Quote Of The Day: Design

Great design does not come from great processes; it comes from great designers.

-- Fred Brooks, Interview to Wired Magazine

Saturday, February 26, 2011

The Weather Channel: Who Do You Think You Are?

Let's take a brief look at permissions The Weather Channel application requests.
  • Services that cost you money: Send SMS messages - Who is the application going to send SMS messages to?
  • Services that cost you money: Directly call phone numbers - What numbers is it going to call?
  • Your location: Coarse (network-based) location - All right, I understand it wants to know where I am to tell me what the weather is.
  • Your location: Fine (GPS) location - Why does it want my exact location? Oh, I see, to show me ads. Thanks, but no thanks, you guys can easily do the same using just coarse GPS location.
  • Your personal information: Add or modify calendar events and send email to guests - What? Excuse me? Why would Weather Channel want to intrude into my calendar, and, worse, send emails to guests?
  • Your personal information: Read calendar events - This one even seems benign in light of the previous one, but still - why?
  • Storage: Modify/delete USB storage contents, modify/delete SD card contents - Again - why? I can guess that it wants to cache data, but surely not as much that it requires special permissions to USB storage and SD card?
Note that the detailed explanation of why these permissions are required is not available from the developer (at least as of the moment of writing).

Summary

The Weather Channel application requests unreasonably wide permissions with no justification to do so.
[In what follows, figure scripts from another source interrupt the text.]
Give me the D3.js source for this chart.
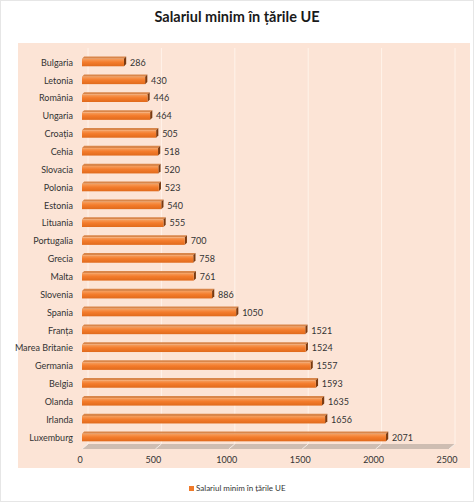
<!DOCTYPE html>
<html><head><meta charset="utf-8">
<script src="https://cdn.jsdelivr.net/npm/d3@7"></script>
<style>body{margin:0;background:#fff}svg{display:block}</style>
</head><body>
<svg id="c" width="474" height="502"></svg>
<script>
const categories = ["Bulgaria","Letonia","România","Ungaria","Croația","Cehia","Slovacia","Polonia","Estonia","Lituania","Portugalia","Grecia","Malta","Slovenia","Spania","Franța","Marea Britanie","Germania","Belgia","Olanda","Irlanda","Luxemburg"];
const values = [286,430,446,464,505,518,520,523,540,555,700,758,761,886,1050,1521,1524,1557,1593,1635,1656,2071];
const xTicks = [0,500,1000,1500,2000,2500];
const title = "Salariul  minim în țările UE";
const seriesName = "Salariul minim în țările UE";

const svg = d3.select("#c");
const font = "Lato, 'Open Sans', sans-serif";
const defs = svg.append("defs");
const g1 = defs.append("linearGradient").attr("id","bar").attr("x1",0).attr("x2",0).attr("y1",0).attr("y2",1);
g1.append("stop").attr("offset","0%").attr("stop-color","#f6a060");
g1.append("stop").attr("offset","45%").attr("stop-color","#f47c2c");
g1.append("stop").attr("offset","100%").attr("stop-color","#e06a1c");

// outer border
svg.append("rect").attr("x",0.5).attr("y",0.5).attr("width",473).attr("height",501).attr("fill","#fff").attr("stroke","#e6e6e6");

// plot area
svg.append("rect").attr("x",18).attr("y",43).attr("width",452).attr("height",425).attr("fill","#fce4d6");

svg.append("text").attr("x",237).attr("y",22).attr("text-anchor","middle")
  .attr("font-family",font).attr("font-weight","bold").attr("font-size",14.5).attr("fill","#1a1a1a").text(title);

const x = d3.scaleLinear().domain([0,2500]).range([82,449]);
const y = d3.scaleBand().domain(categories).range([53.6,446.5]).paddingInner(0.58).paddingOuter(0.29);
const dx = 6, dy = -5; // depth
const floorY = 449;

// gridlines on back wall + floor
const grid = svg.append("g");
xTicks.forEach(t=>{
  grid.append("line").attr("x1",x(t)+dx).attr("x2",x(t)+dx).attr("y1",48).attr("y2",floorY+dy)
    .attr("stroke","#fff3ea").attr("stroke-width",1);
  grid.append("line").attr("x1",x(t)).attr("x2",x(t)+dx).attr("y1",floorY).attr("y2",floorY+dy)
    .attr("stroke","#fff3ea").attr("stroke-width",1);
});
// floor slab
svg.append("path").attr("d",`M${x(0)},${floorY} L${x(2500)},${floorY} L${x(2500)+dx},${floorY+dy} L${x(0)+dx},${floorY+dy}Z`)
  .attr("fill","#c9b8ae").attr("opacity",0.9);
xTicks.forEach(t=>{
  svg.append("line").attr("x1",x(t)).attr("x2",x(t)+dx).attr("y1",floorY).attr("y2",floorY+dy)
    .attr("stroke","#f4ece6").attr("stroke-width",1);
});

// bars
const bars = svg.append("g");
categories.forEach((c,i)=>{
  const v = values[i];
  const y0 = y(c), h = y.bandwidth();
  const d = 2.2;
  // top face
  bars.append("path").attr("d",`M${x(0)},${y0} L${x(v)},${y0} L${x(v)+d},${y0-d} L${x(0)+d},${y0-d}Z`).attr("fill","#d9864a");
  // right face
  bars.append("path").attr("d",`M${x(v)},${y0} L${x(v)+d},${y0-d} L${x(v)+d},${y0+h-d} L${x(v)},${y0+h}Z`).attr("fill","#7a3a10");
  bars.append("rect").attr("x",x(0)).attr("y",y0).attr("width",x(v)-x(0)).attr("height",h).attr("fill","url(#bar)");
  bars.append("text").attr("x",x(v)+6).attr("y",y0+h/2).attr("dy","0.35em")
    .attr("font-family",font).attr("font-size",9).attr("fill","#333").text(v);
  bars.append("text").attr("x",73).attr("y",y0+h/2).attr("dy","0.35em").attr("text-anchor","end")
    .attr("font-family",font).attr("font-size",9).attr("fill","#333").text(c);
});

// x tick labels
svg.append("g").selectAll("text").data(xTicks).join("text")
  .attr("x",d=>x(d)-2).attr("y",463).attr("text-anchor","middle")
  .attr("font-family",font).attr("font-size",9).attr("fill","#333").text(d=>d);

// legend
const lg = svg.append("g");
lg.append("rect").attr("x",189).attr("y",486).attr("width",5).attr("height",5).attr("fill","#f07a2a");
lg.append("text").attr("x",196).attr("y",491).attr("font-family",font).attr("font-size",8).attr("fill","#333").text(seriesName);
</script>
</body></html>
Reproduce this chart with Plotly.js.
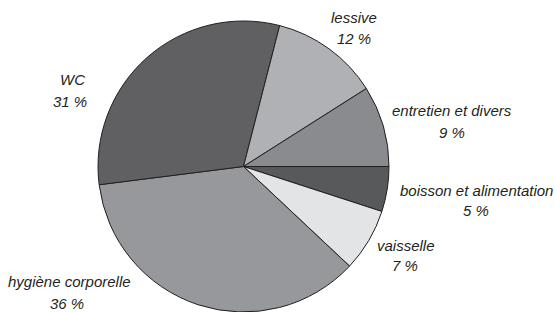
<!DOCTYPE html>
<html>
<head>
<meta charset="utf-8">
<script src="https://cdn.plot.ly/plotly-3.0.1.min.js"></script>
<style>html,body{margin:0;padding:0;background:#fff;}#chart{width:555px;height:312px;}</style>
</head>
<body>
<div id="chart"></div>
<script>
// Data (clockwise from 3 o'clock)
const categories = ["boisson et alimentation", "vaisselle", "hygiène corporelle", "WC", "lessive", "entretien et divers"];
const shares = [5, 7, 36, 31, 12, 9];
const sliceColors = ["#58595b", "#e3e4e6", "#97989b", "#606063", "#b0b1b4", "#8a8b8e"];

// label line positions (pixels in the 555x312 frame): [x1, y1, x2, y2]
const labelPos = [
  [476, 190, 476, 210],
  [406, 245, 405, 265],
  [69, 281.5, 67, 303.5],
  [72, 80, 70, 101.5],
  [354, 17.5, 354, 38.5],
  [452, 110, 452, 132]
];

const W = 555, H = 312;
const M = {l: 0, r: 0, t: 21, b: 0};
const PW = W - M.l - M.r, PH = H - M.t - M.b;
const px2x = px => (px - M.l) / PW;
const py2y = py => 1 - (py - M.t) / PH;

const fontFam = "'Liberation Sans', Arial, sans-serif";
const labelFont = {family: fontFam, size: 15, color: "#231f20", style: "italic"};

const annotations = [];
categories.forEach((c, i) => {
  const p = labelPos[i];
  annotations.push({
    text: c, xref: "paper", yref: "paper",
    x: px2x(p[0]), y: py2y(p[1]), xanchor: "center", yanchor: "middle",
    showarrow: false, font: labelFont
  });
  annotations.push({
    text: shares[i] + " %", xref: "paper", yref: "paper",
    x: px2x(p[2]), y: py2y(p[3]), xanchor: "center", yanchor: "middle",
    showarrow: false, font: labelFont
  });
});

const trace = {
  type: "pie",
  labels: categories,
  values: shares,
  sort: false,
  direction: "clockwise",
  rotation: 90,
  textinfo: "none",
  hoverinfo: "label+percent",
  marker: {colors: sliceColors, line: {color: "#231f20", width: 1}},
  domain: {x: [px2x(243.5 - 145.5), px2x(243.5 + 145.5)], y: [0, 1]},
  showlegend: false
};

Plotly.newPlot("chart", [trace], {
  width: W, height: H,
  margin: M,
  paper_bgcolor: "#ffffff",
  plot_bgcolor: "#ffffff",
  showlegend: false,
  annotations: annotations
}, {displayModeBar: false, staticPlot: true});
</script>
</body>
</html>
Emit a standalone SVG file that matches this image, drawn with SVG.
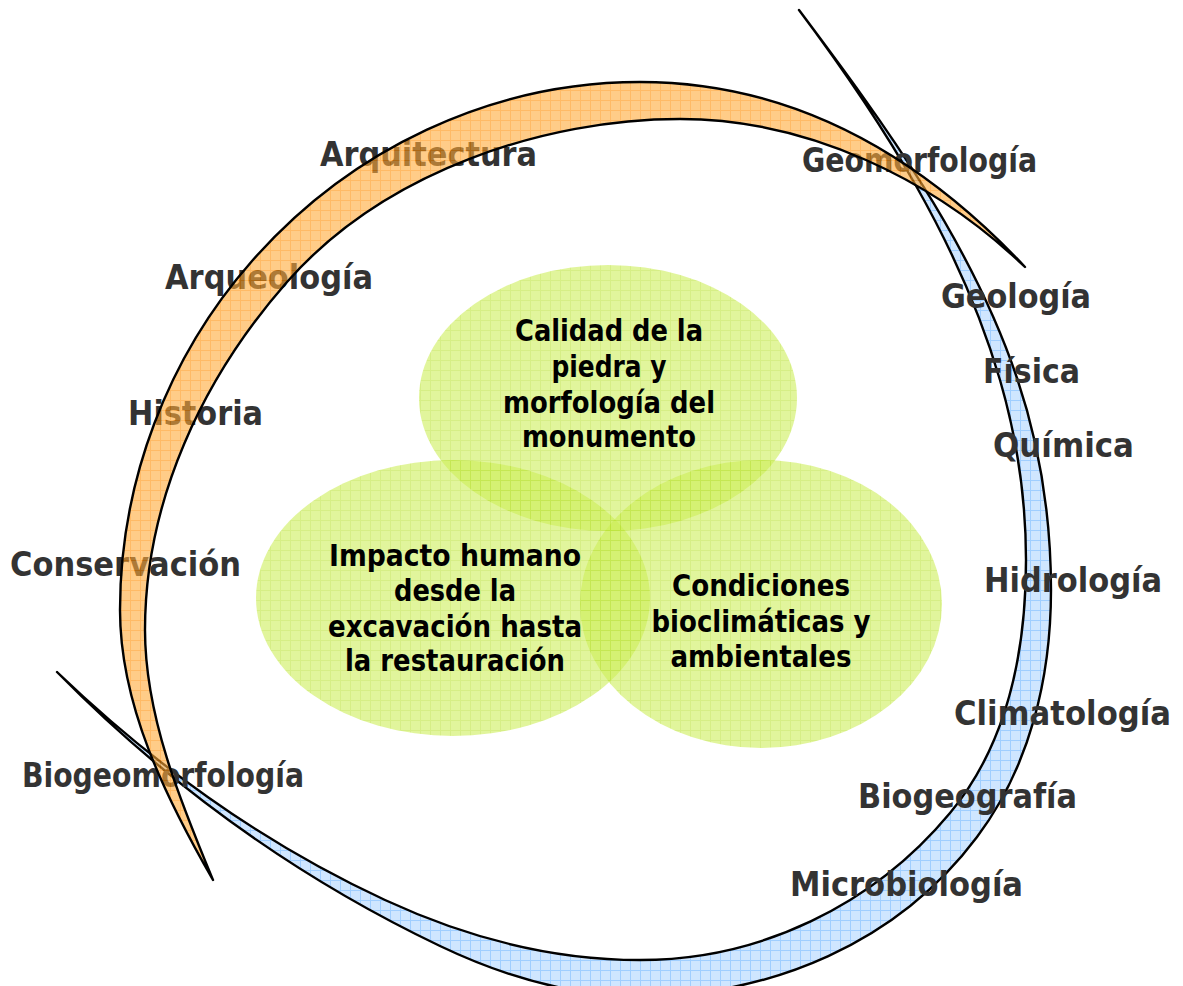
<svg xmlns="http://www.w3.org/2000/svg" width="1183" height="986" viewBox="0 0 1183 986">
<defs>
<pattern id="pOrange" width="10" height="10" patternUnits="userSpaceOnUse">
<rect width="10" height="10" fill="#FFAA39"/>
<path d="M0 0.5H10M0.5 0V10" stroke="#FF8C00" stroke-width="1"/>
</pattern>
<pattern id="pBlue" width="10" height="10" patternUnits="userSpaceOnUse">
<rect width="10" height="10" fill="#CFE6FF"/>
<path d="M0 0.5H10M0.5 0V10" stroke="#A0CEFF" stroke-width="1"/>
</pattern>
<pattern id="pGreen" width="10" height="10" patternUnits="userSpaceOnUse">
<rect width="10" height="10" fill="#CCEE55"/>
<path d="M0 0.5H10M0.5 0V10" stroke="#B8E22E" stroke-width="1"/>
</pattern>
<style>
.band{stroke:#000;stroke-width:2.4;stroke-linejoin:round}
.circ{fill:url(#pGreen);opacity:0.58}
.lbl{font-family:"DejaVu Sans Condensed","DejaVu Sans",sans-serif;font-stretch:condensed;font-weight:bold;font-size:34px;fill:#333333}
.ctr{font-family:"DejaVu Sans Condensed","DejaVu Sans",sans-serif;font-stretch:condensed;font-weight:bold;font-size:31px;fill:#000000;text-anchor:middle}
</style>
</defs>
<rect width="1183" height="986" fill="#FFFFFF"/>

<g id="blue-band">
<path class="band" fill="url(#pBlue)" d="M799,10 C883.6,122.8 960.5,244.6 1000,380 C1017,438.6 1026,499 1026,560 C1026,651 1008.2,743 950,813 C873.2,905.4 760,960 640,960 C552,960 465,937 385,900 C263,843.7 153.5,764.5 57,672 C167.6,784.2 297.8,878.1 440,946 C502.1,975.7 571,996 640,996 C772,996 897.8,942.6 977,837 C1029.8,766.6 1051,678 1051,590 C1051,518 1040,446.4 1017,378 C971.2,242.1 884.8,124.4 799,10 Z"/>
</g>

<g id="circles">
<g id="c-top"><ellipse class="circ" cx="608" cy="398" rx="189" ry="133"/></g>
<g id="c-left"><ellipse class="circ" cx="453" cy="598" rx="197" ry="138"/></g>
<g id="c-right"><ellipse class="circ" cx="761" cy="604" rx="181" ry="144"/></g>
</g>

<g id="center-texts">
<g id="t-top">
<text class="ctr" x="609" y="341" textLength="188" lengthAdjust="spacingAndGlyphs">Calidad de la</text>
<text class="ctr" x="609" y="377" textLength="115" lengthAdjust="spacingAndGlyphs">piedra y</text>
<text class="ctr" x="609" y="413" textLength="212" lengthAdjust="spacingAndGlyphs">morfología del</text>
<text class="ctr" x="609" y="447" textLength="174" lengthAdjust="spacingAndGlyphs">monumento</text>
</g>
<g id="t-left">
<text class="ctr" x="455" y="566" textLength="252" lengthAdjust="spacingAndGlyphs">Impacto humano</text>
<text class="ctr" x="455" y="601" textLength="122" lengthAdjust="spacingAndGlyphs">desde la</text>
<text class="ctr" x="455" y="637" textLength="254" lengthAdjust="spacingAndGlyphs">excavación hasta</text>
<text class="ctr" x="455" y="671" textLength="220" lengthAdjust="spacingAndGlyphs">la restauración</text>
</g>
<g id="t-right">
<text class="ctr" x="761" y="596" textLength="178" lengthAdjust="spacingAndGlyphs">Condiciones</text>
<text class="ctr" x="761" y="632" textLength="219" lengthAdjust="spacingAndGlyphs">bioclimáticas y</text>
<text class="ctr" x="761" y="667" textLength="181" lengthAdjust="spacingAndGlyphs">ambientales</text>
</g>
</g>

<g id="labels">
<g id="l-arquitectura"><text class="lbl" x="320" y="166" textLength="217" lengthAdjust="spacingAndGlyphs">Arquitectura</text></g>
<g id="l-arqueologia"><text class="lbl" x="165" y="289" textLength="208" lengthAdjust="spacingAndGlyphs">Arqueología</text></g>
<g id="l-historia"><text class="lbl" x="128" y="425" textLength="135" lengthAdjust="spacingAndGlyphs">Historia</text></g>
<g id="l-conservacion"><text class="lbl" x="10" y="576" textLength="231" lengthAdjust="spacingAndGlyphs">Conservación</text></g>
<g id="l-biogeomorfologia"><text class="lbl" x="22" y="787" textLength="282" lengthAdjust="spacingAndGlyphs">Biogeomorfología</text></g>
<g id="l-geomorfologia"><text class="lbl" x="802" y="172" textLength="235" lengthAdjust="spacingAndGlyphs">Geomorfología</text></g>
<g id="l-geologia"><text class="lbl" x="941" y="308" textLength="150" lengthAdjust="spacingAndGlyphs">Geología</text></g>
<g id="l-fisica"><text class="lbl" x="983" y="383" textLength="97" lengthAdjust="spacingAndGlyphs">Física</text></g>
<g id="l-quimica"><text class="lbl" x="993" y="457" textLength="141" lengthAdjust="spacingAndGlyphs">Química</text></g>
<g id="l-hidrologia"><text class="lbl" x="984" y="592" textLength="178" lengthAdjust="spacingAndGlyphs">Hidrología</text></g>
<g id="l-climatologia"><text class="lbl" x="954" y="725" textLength="217" lengthAdjust="spacingAndGlyphs">Climatología</text></g>
<g id="l-biogeografia"><text class="lbl" x="858" y="808" textLength="219" lengthAdjust="spacingAndGlyphs">Biogeografía</text></g>
<g id="l-microbiologia"><text class="lbl" x="790" y="896" textLength="233" lengthAdjust="spacingAndGlyphs">Microbiología</text></g>
</g>

<g id="orange-band">
<path class="band" fill="url(#pOrange)" fill-opacity="0.6" d="M213,880 C165.5,797.4 120,705 120,610 C120,482 167.5,357 252,261 C350.3,149.2 491,82 640,82 C787,82 915,150 1025,267 C933,179 808,119 680,119 C545,119 384.7,171 287,282 C202,379 145,501 145,630 C145,716 180.3,801 213,880 Z"/>
</g>
</svg>
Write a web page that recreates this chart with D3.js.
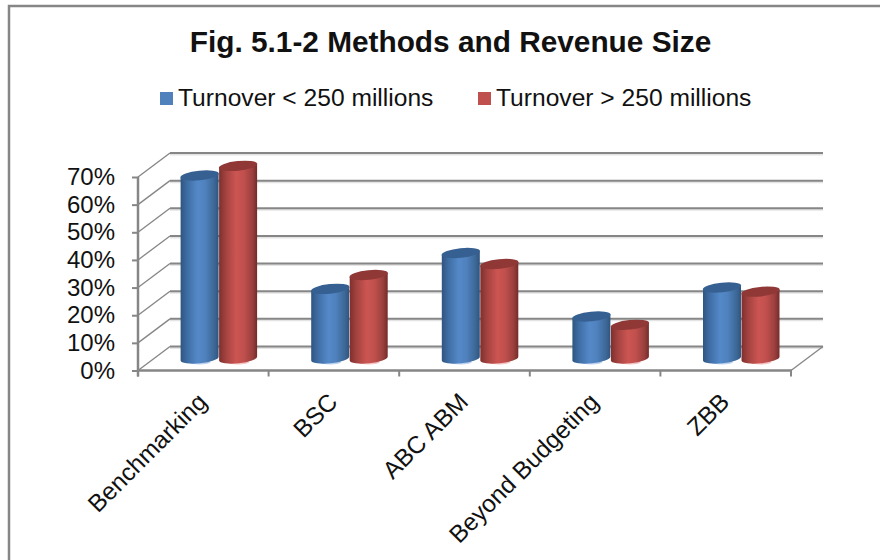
<!DOCTYPE html>
<html><head><meta charset="utf-8">
<script src="https://cdnjs.cloudflare.com/ajax/libs/d3/7.8.5/d3.min.js"></script>
<style>html,body{margin:0;padding:0;background:#fff}svg{display:block}text{font-family:"Liberation Sans",Arial,sans-serif;fill:#111}</style>
</head><body><svg id="c" width="880" height="560"></svg>
<script>
const categories = ["Benchmarking","BSC","ABC ABM","Beyond Budgeting","ZBB"];
const seriesNames = ["Turnover < 250 millions","Turnover > 250 millions"];
const lowTurnover = [66,25,38,15,25.5];
const highTurnover = [69.5,30,34,12,24];
const yTicks = [0,10,20,30,40,50,60,70];
const titleText = "Fig. 5.1-2 Methods and Revenue Size";

const svg = d3.select("#c");
const defs = svg.append("defs");
const palettes = [
  {id:"g0", base:"#4f81bd", top:"#376092", stops:["#2f5580","#3f6ea5","#5489c8","#4f81bd","#3d6897","#2f5580"]},
  {id:"g1", base:"#c0504d", top:"#8f3836", stops:["#7f2f2d","#a34340","#cc5552","#c0504d","#9a3f3d","#742b29"]}
];
palettes.forEach(p=>{
  const g=defs.append("linearGradient").attr("id",p.id).attr("x1",0).attr("x2",1).attr("y1",0).attr("y2",0);
  p.stops.forEach((s,i)=>g.append("stop").attr("offset",[0,.18,.45,.65,.88,1][i]).attr("stop-color",s));
});
const gray="#868686";
svg.append("path").attr("d","M9 560V6H880").attr("fill","none").attr("stroke",gray).attr("stroke-width",2.5);

const dx=32, dy=-24;
const x=d3.scaleBand().domain(categories).range([138,791]);
const y=d3.scaleLinear().domain([0,70]).range([370.5,177]);
const barLift=12, barShift=15.3;

const grid=svg.append("g");
yTicks.forEach(t=>{
  grid.append("line").attr("x1",x.range()[0]+dx).attr("x2",x.range()[1]+dx).attr("y1",y(t)+dy+1.5).attr("y2",y(t)+dy+1.5).attr("stroke","#e4e4e4").attr("stroke-width",2);
  grid.append("line").attr("x1",x.range()[0]+dx).attr("x2",x.range()[1]+dx).attr("y1",y(t)+dy).attr("y2",y(t)+dy).attr("stroke",gray).attr("stroke-width",2);
  grid.append("line").attr("x1",x.range()[0]).attr("x2",x.range()[0]+dx).attr("y1",y(t)).attr("y2",y(t)+dy).attr("stroke",gray).attr("stroke-width",1.3);
});
grid.append("line").attr("x1",x.range()[1]).attr("x2",x.range()[1]+dx).attr("y1",y(0)).attr("y2",y(0)+dy).attr("stroke",gray).attr("stroke-width",1.3);

const yAxis=svg.append("g").attr("transform","translate(138,0)")
  .call(d3.axisLeft(y).tickValues(yTicks).tickSize(6).tickPadding(17).tickFormat(d=>d+"%"));
const xAxis=svg.append("g").attr("transform",`translate(0,${y(0)})`)
  .call(d3.axisBottom(x).tickSize(0).tickFormat(d=>d));
xAxis.select(".domain").remove();
xAxis.selectAll(".tick line").remove();
svg.append("line").attr("x1",137).attr("x2",792).attr("y1",y(0)).attr("y2",y(0)).attr("stroke",gray).attr("stroke-width",2.5);
svg.append("line").attr("x1",138).attr("x2",138).attr("y1",y(70)).attr("y2",y(0)+6).attr("stroke",gray).attr("stroke-width",2.5);
yAxis.select(".domain").remove();
yAxis.selectAll(".tick line").attr("stroke",gray).attr("stroke-width",2);
yAxis.selectAll("text").attr("font-size",24).attr("fill","#111").style("font-family",'"Liberation Sans",Arial,sans-serif');
d3.range(categories.length+1).forEach(i=>{
  const px=x.range()[0]+i*x.step();
  svg.append("line").attr("x1",px).attr("x2",px).attr("y1",y(0)).attr("y2",y(0)+6).attr("stroke",gray).attr("stroke-width",2);
});
xAxis.selectAll(".tick text")
  .attr("font-size",24.4).attr("fill","#111").attr("text-anchor","end").attr("dy",0).attr("y",0)
  .style("font-family",'"Liberation Sans",Arial,sans-serif')
  .attr("transform","translate(5,33) rotate(-45)");

const barW=38, rx=barW/2, ry=4.8, tilt=-6;
[lowTurnover,highTurnover].forEach((vals,s)=>{
  const p=palettes[s];
  vals.forEach((v,i)=>{
    const cx=x(categories[i])+x.bandwidth()/2+barShift+(s===0?-barW/2:barW/2+.5);
    const yb=y(0)-barLift, yt=y(v)-barLift-0.5;
    const g=svg.append("g");
    g.append("ellipse").attr("cx",cx).attr("cy",yb+3.5).attr("rx",rx-8).attr("ry",2.5).attr("fill",s===0?"#bcd2ee":"#f2c4c3");
    const slope=Math.tan(tilt*Math.PI/180)*rx;
    g.append("path")
      .attr("d",`M${cx-rx} ${yt-slope}L${cx-rx} ${yb-slope}A${rx} ${ry} ${tilt} 0 0 ${cx+rx} ${yb+slope}L${cx+rx} ${yt+slope}Z`)
      .attr("fill",`url(#${p.id})`);
    g.append("ellipse").attr("cx",cx).attr("cy",yt).attr("rx",rx+.3).attr("ry",ry)
      .attr("transform",`rotate(${tilt} ${cx} ${yt})`).attr("fill",p.top);
  });
});

svg.append("text").attr("x",450.5).attr("y",52).attr("text-anchor","middle").attr("font-size",29.8).attr("font-weight","bold").attr("fill","#000").text(titleText);
const legendX=[160,478];
seriesNames.forEach((n,i)=>{
  svg.append("rect").attr("x",legendX[i]).attr("y",92).attr("width",13).attr("height",13).attr("fill",palettes[i].base);
  svg.append("text").attr("x",legendX[i]+18).attr("y",106).attr("font-size",24.6).attr("fill","#111").text(n);
});
</script></body></html>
If you value your privacy, you should never install it, or uninstall it right away if you did install it in the past (when permission set was more reasonable) and forgot to check permissions as updates were coming.

Corollary

The Weather Channel is not the only application abusing permissions. Android core development team must come up with a way for the end user to selectively deny permissions requested by an application, so the end user doesn't fall prey to sloppy or malicious applications. There is some progress, but the definite answer from Google is not available - I wonder if there is a collusion between Google and big players in Android Market, just like there seems to be one with YouTube upload manipulation.